When you took your job, it was a good career move . . . but it wasn’t exactly your dream job. Maybe you weren’t ready yet for that position, or maybe you needed to take a job to hold you over until you were able to land the one you really want. But before you resume your search, ask yourself: Am I in a "fixer-upper" position? Your current job could become your dream job with a little bit of work.
People often underestimate the degree of control they actually have around their job, says Charlice Hurst, assistant professor of management at the University of Notre Dame's Mendoza College of Business. "Research has demonstrated that thinking of the job differently, reshaping one's tasks, or changing the way you interact with others are all ways in which people can successfully derive more meaning from their work," she says.
A dream job is one that fulfills you and puts your strengths to good use. If you’re in a field you enjoy but don’t yet hold the job you want, here are seven things you can do to turn your current job into the one of your dreams:
Transform your responsibilities by offering creative and constructive suggestions to higher-ups, suggests Hurst. "If your ideas are adopted, you may be able to get involved in implementing them," she says.

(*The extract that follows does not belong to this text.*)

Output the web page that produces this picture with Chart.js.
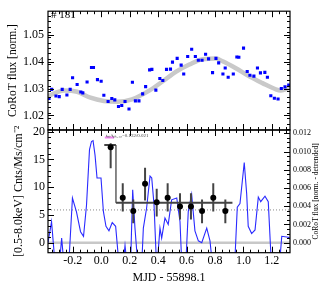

Think beyond or through your current role and realm of responsibilities to anticipate what the team or the company needs next, adds David Nour, CEO of the strategy consulting firm The Nour Group and author of Relationship Economics.
"Do you have those requisite skills, knowledge, or behavior?" he asks. "If not, how can you quickly gain and start to apply them?"
Let your manager see you in the role you want, not just the one you have, says Nour.
"Volunteer for key projects, important initiatives, and look for ways to create greater impact than your job description," he says.
Become the go-to person in your company by developing strong relationships with decision makers, suggests Nour. Be sure to let your preferences for new responsibilities be known.
"Others can always find people who may know the technical aspects of how to do your job, but you want them to think of, pick, or recommend you for key roles because of the way you build and nurture relationships inside your team and across the organization," he says.
Strive to constantly grow and discover nuances in your field. Attend events and conferences, join associations, and put yourself in opportunities to meet interesting people, suggests Nour. Then bring those insights, ideas, and relationships to your office.
"Develop a personal and professional growth road map," he says.
List all the things you enjoy doing in your current job and start doing more of them, says Michele Mavi, director of internal recruiting and training for the human resources firm Atrium Staffing.
"Create smart projects that require you to use these skills frequently, and you will find yourself more satisfied and fulfilled," she says.
Jobs feel exciting because of their potential—what we can learn, accomplish, and earn, says Mavi.
"Then we build traction and get a certain amount of recognition until finally we peak," she says. "That peak moment feels great: You’re at the top of your game and you’re enjoying it."
Look for that next peak, suggests Mavi. "That next moment of exhilaration: a promotion, a raise, a team to manage," she says. "Whatever that next peak may be."
No employer wants to lose an employee who knows her worth and can contribute towards the growth of the organization, says Anisha Vinjamuri, CEO of the career-consulting firm Innovations IQ.
"If you are a great cultural fit and a great employee in every other way, in most cases your management will be more than happy to accommodate your career aspirations, understand your strengths, and enable you to thrive in an environment that will contribute towards your professional goals as well as the company’s goals," she says.